NYC Resistor
- Formation: 2008
- Purpose: Hacking
- Location: United States;
- Coordinates: 40°41′01″N 73°58′54″W﻿ / ﻿40.6836204°N 73.9816925°W
- Region served: NYC
- Members: 50-60 members
- Origin: New York
- Founders: Bre Pettis, George Shammas, Zach Smith, Eric Skiff, Nick Bilton, Dave Clausen, Raphael Abrams, Diana Eng, Pat Gallagher
- Affiliations: Metalab, Chaos Computer Club, Noisebridge and similar
- Staff: 0
- Website: www.nycresistor.com

= NYC Resistor =

Hackerspace in New York

NYC Resistor is a restricted membership private club hackerspace with approximately 50 members in New York, inspired by Chaos Computer Club and other hacker organizations.

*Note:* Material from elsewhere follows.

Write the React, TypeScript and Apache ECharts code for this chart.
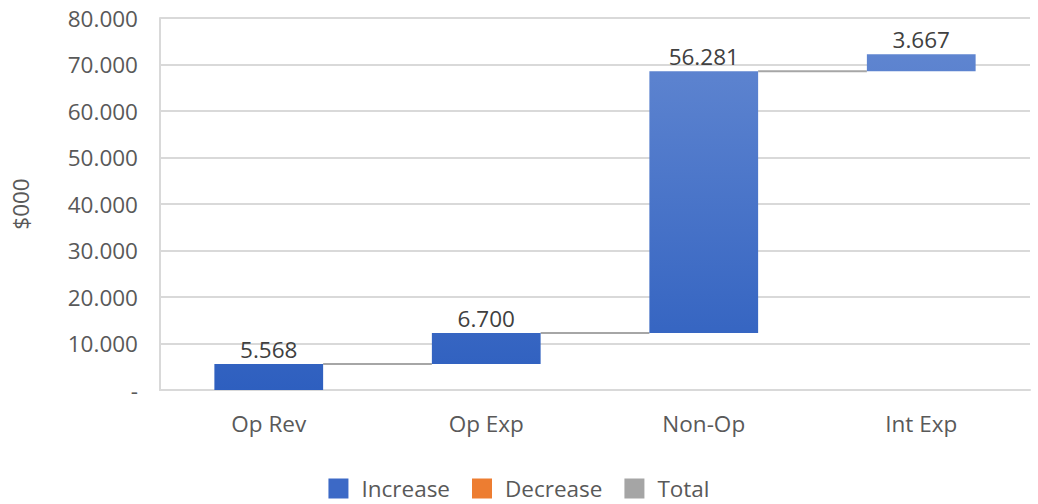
import React, { useEffect, useRef } from "react";
import * as echarts from "echarts";

const categories = ["Op Rev", "Op Exp", "Non-Op", "Int Exp"];
const increaseValues = [5.568, 6.7, 56.281, 3.667];
const yTicks = { min: 0, max: 80, interval: 10 };
const legendNames = ["Increase", "Decrease", "Total"];
const legendColors = ["#3c69c6", "#ed7d31", "#a5a5a5"];

export default function App() {
  const ref = useRef<HTMLDivElement>(null);
  useEffect(() => {
    document.body.style.margin = "0";
    if (!ref.current) return;
    const chart = echarts.init(ref.current, undefined, { renderer: "svg" });
    const bases: number[] = [];
    const ends: number[] = [];
    let acc = 0;
    increaseValues.forEach((v) => {
      bases.push(acc);
      acc += v;
      ends.push(acc);
    });
    const font = "'Open Sans', sans-serif";
    const fs = 22.5;
    const blueGrad = {
      type: "linear",
      x: 0,
      y: 18,
      x2: 0,
      y2: 390,
      global: true,
      colorStops: [
        { offset: 0, color: "#6489d2" },
        { offset: 1, color: "#2e5fbf" },
      ],
    };
    chart.setOption({
      animation: false,
      textStyle: { fontFamily: font },
      grid: { left: 160, right: 8, top: 18, bottom: 114 },
      legend: {
        data: legendNames.map((n, i) => ({ name: n, itemStyle: { color: legendColors[i] } })),
        top: 472,
        left: "center",
        itemWidth: 20,
        itemHeight: 20,
        itemGap: 22,
        icon: "rect",
        textStyle: { fontSize: fs, color: "#595959", fontFamily: font, padding: [0, 0, 0, 8] },
      },
      xAxis: {
        type: "category",
        data: categories,
        axisTick: { show: false },
        axisLine: { lineStyle: { color: "#d9d9d9", width: 2 } },
        axisLabel: { fontSize: fs, color: "#595959", margin: 22, fontFamily: font },
      },
      yAxis: {
        type: "value",
        min: yTicks.min,
        max: yTicks.max,
        interval: yTicks.interval,
        name: "$000",
        nameLocation: "middle",
        nameRotate: 90,
        nameGap: 128,
        nameTextStyle: { fontSize: fs, color: "#595959", fontFamily: font },
        axisLine: { show: true, lineStyle: { color: "#d9d9d9", width: 2 } },
        splitLine: { lineStyle: { color: "#d9d9d9", width: 2 } },
        axisLabel: {
          fontSize: fs,
          color: "#595959",
          margin: 22,
          fontFamily: font,
          formatter: (v: number) => (v === 0 ? "-" : v.toFixed(3)),
        },
      },
      series: [
        {
          name: "base",
          type: "bar",
          stack: "w",
          barWidth: "50%",
          itemStyle: { color: "transparent" },
          data: bases,
          silent: true,
        },
        {
          name: "Increase",
          type: "bar",
          stack: "w",
          barWidth: "50%",
          itemStyle: { color: blueGrad },
          data: increaseValues,
          label: {
            show: true,
            position: "top",
            distance: 3,
            fontSize: fs,
            color: "#404040",
            fontFamily: font,
            formatter: (p: any) => Number(p.value).toFixed(3),
          },
        },
        { name: "Decrease", type: "bar", stack: "w", itemStyle: { color: legendColors[1] }, data: [] },
        { name: "Total", type: "bar", stack: "w", itemStyle: { color: legendColors[2] }, data: [] },
        {
          name: "connector",
          type: "custom",
          silent: true,
          z: 1,
          data: ends.slice(0, -1).map((e, i) => [i, e]),
          encode: { x: 0, y: 1 },
          renderItem: (params: any, api: any) => {
            const i = api.value(0);
            const y = api.value(1);
            const p = api.coord([i, y]);
            const band = api.size([1, 0])[0];
            const bw = band * 0.5;
            return {
              type: "line",
              shape: { x1: p[0] + bw / 2, y1: p[1], x2: p[0] + band - bw / 2, y2: p[1] },
              style: { stroke: "#a6a6a6", lineWidth: 2 },
            };
          },
        },
      ],
    });
    return () => chart.dispose();
  }, []);
  return <div ref={ref} style={{ width: 1038, height: 504 }} />;
}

The New York Times describes it as "kind of frat house for modern-day mad scientists." Its own website describes itself as "NYC Resistor is a hacker collective with a shared space located in downtown Brooklyn. We meet regularly to share knowledge, hack on projects together, and build community."

== Notable Projects ==
- NYC Resistor was a finalist in Red Bull Creation 2011, submitting Nautilus Terrestrial, "a hand-pumped railroad cart slapped on top of a bicycle."